By Euro NCAP’s own declaration, the TT – which is equipped with dual front and front side airbags, and electronic stability control as standard – managed an “overall good performance in crash protection”, which is the same as what is required to attain a five-star score. But the car’s lack of “robust crash avoidance technology” saw it penalised.
CarAdvice has contacted Audi Australia for comment.
For 2015, Euro NCAP has introduced new rating rules and updated testing procedures, along with revised crash test dummies.
The new crash protocols include a full-width barrier frontal test, which specifies “a small female driver and rear seat passenger”.

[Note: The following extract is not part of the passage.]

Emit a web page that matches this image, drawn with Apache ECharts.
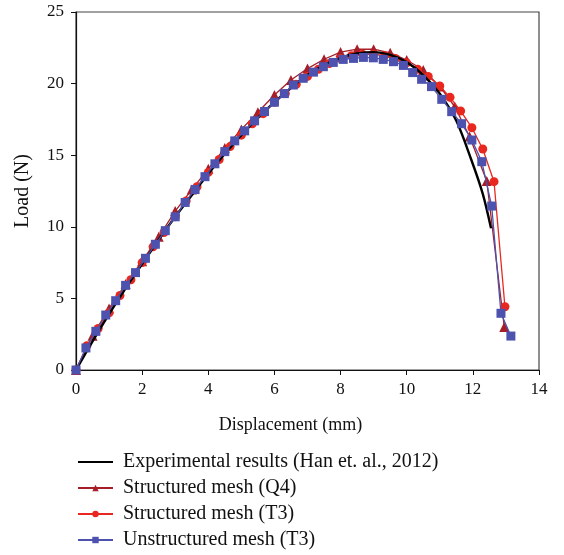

Euro NCAP secretary general Michiel van Ratingen said: “The scores obtained in the new full width impact test will provide further information on how safe occupants of different stature really are and will provide an incentive to improve the restraint systems in cars.”
Other cars tested in this round of Euro NCAP ratings included the all-new Renault Trafic van and its twin under the skin, the Opel Vivaro – both of which were tested in people-mover specification, and both of which managed just three stars.
The two scored identically in each of the separate criteria, including a poor showing for adult occupant protection (52 per cent) and an excellent child occupant score of 91 per cent. Both scored 57 per cent for safety assist technology and 53 per cent for pedestrian protection.
The Renault will go on sale later this year, albeit in commercial van specification only, while the Opel, badged as a Holden, could arrive here in 2016.